Dito isto, importa reconhecer também que, em termos globais, o mercado (incluindo os locais de venda) continua a ser eminen-temente conservador. Duas razões principais contribuem para isso: desde logo, as privilégios promocionais que são concedidos a filmes que ainda há pouco tempo estrearam nas salas; depois, o escasso trabalho (em particular dos locais de venda) para valorizar as muitas pérolas que vão sendo editadas. Um exemplo? O de Yasujiro Ozu (1903-1963), mestre lendário da produção japonesa e, em boa verdade, um dos autores maiores de toda a história do cinema. Vale a pena recordar que, no último inquérito à crítica internacional organizado pela revista britânica Sight & Sound para eleger os “melhores de sempre”, o nome de Ozu integra a lista dos dez melhores cineastas, em décimo lugar (ex-aequo com Francis Ford Coppola); no Top 10 dos filmes, liderado por O Mundo a Seus Pés (1941), de Orson Welles, Ozu está representado por Viagem a Tóquio (1953), em quinto lugar.

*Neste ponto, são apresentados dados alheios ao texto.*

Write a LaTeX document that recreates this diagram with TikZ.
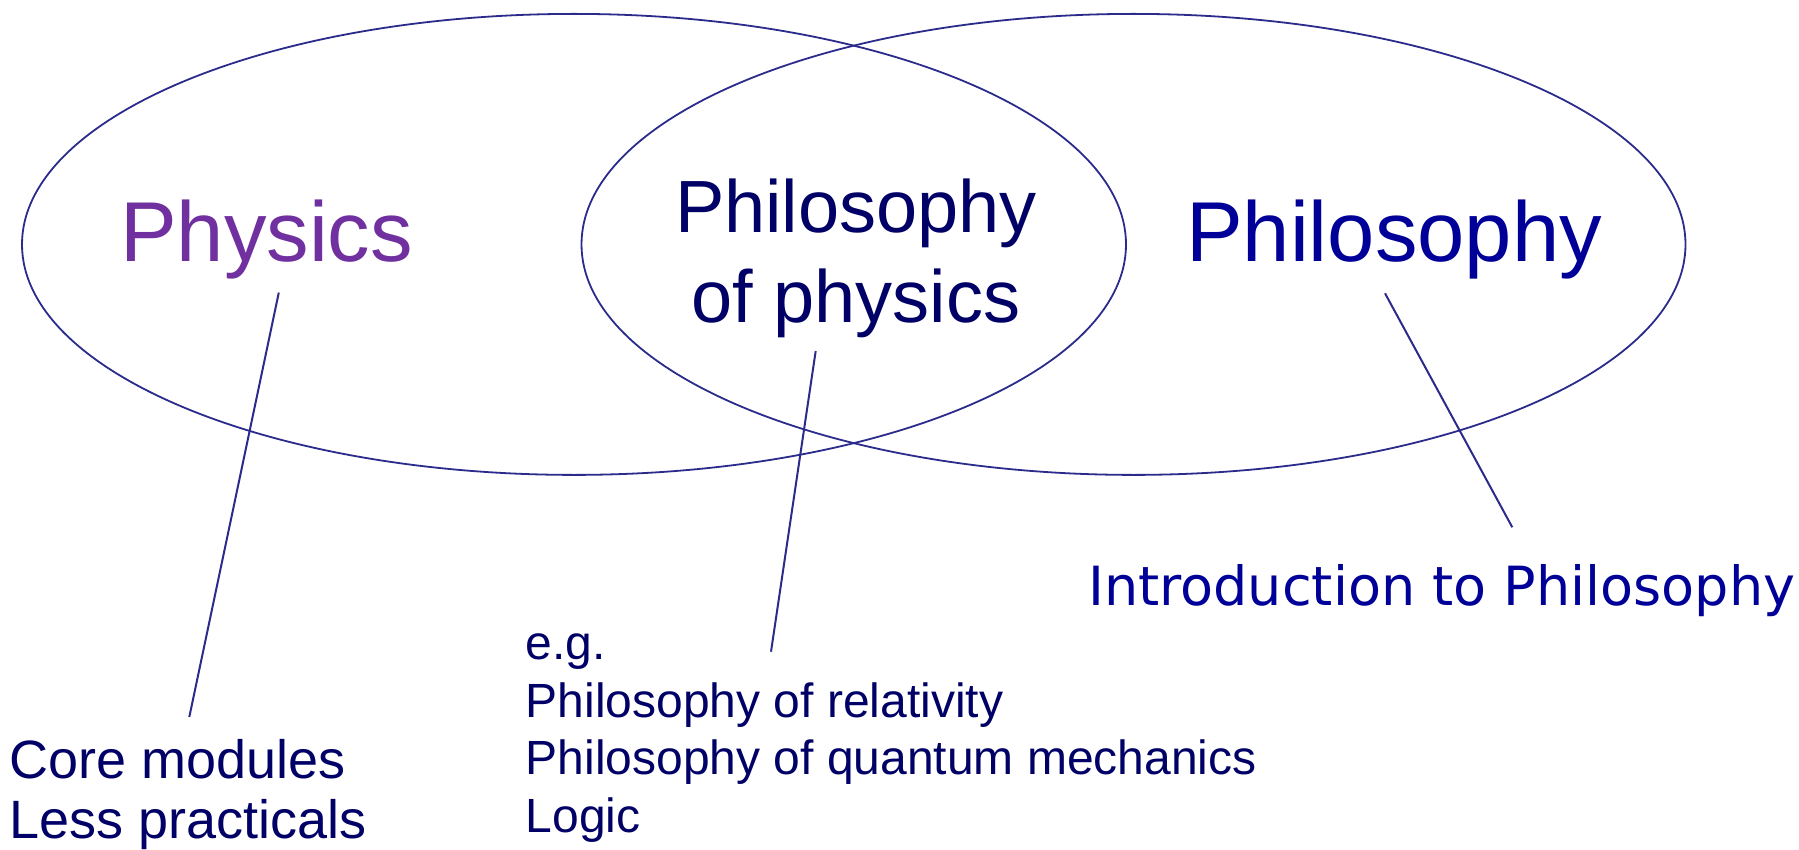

Pois bem, já há vários anos que Ozu não é um nome ausente do DVD em Portugal. Viagem a Tóquio, precisamente, foi editado há poucos meses. Entretanto, chegou ao mercado O Gosto do Saké (1962), derradeiro trabalho de uma filmografia de mais de três décadas (iniciada em 1927, ainda no período mudo) que possui um incontornável valor simbólico: nele se condensa o desencanto do cineasta face ao Japão do pós-guerra e, em particular, à metódica desagregação das tradicionais relações familiares e sociais.
Ozu foi o inventor genial de um universo comandado por uma obsessiva austeridade narrativa. Os seus modos de encenar têm tanto de rigor formal como de peculiar entendimento dos espaços do quotidiano (são célebres as suas imagens das personagens enquadradas a partir do olhar que assumem quando se instalam sobre os típicos tapetes, “tatamis”, das casas japonesas). Apesar disso, ou justamente por causa disso, importa acrescentar que ele nunca foi um “formalista”, já que, em última instância, é a pluralidade do factor humano que comanda o seu cinema.
O Gosto do Saké possui um valor exemplar, quanto mais não seja porque traduz a crescente depuração das linguagens de Ozu. A história que nele se conta, centrada num veterano da guerra que tenta garantir um bom casamento para a sua filha, acaba por ser um espelho delicado, não isento de crueldade, de um tempo de reconversão acelerada da sociedade nipónica. Por um lado, todas as personagens de Ozu transportam um pudor tecido de muitos segredos; por outro lado, o seu cinema tende a criar uma transparência rara onde, por assim dizer, podemos compreender esses segredos sem destruir o pudor. Ironicamente ou não, O Gosto do Saké é, neste momento, em Portugal, um dos grandes acontecimentos cinematográficos.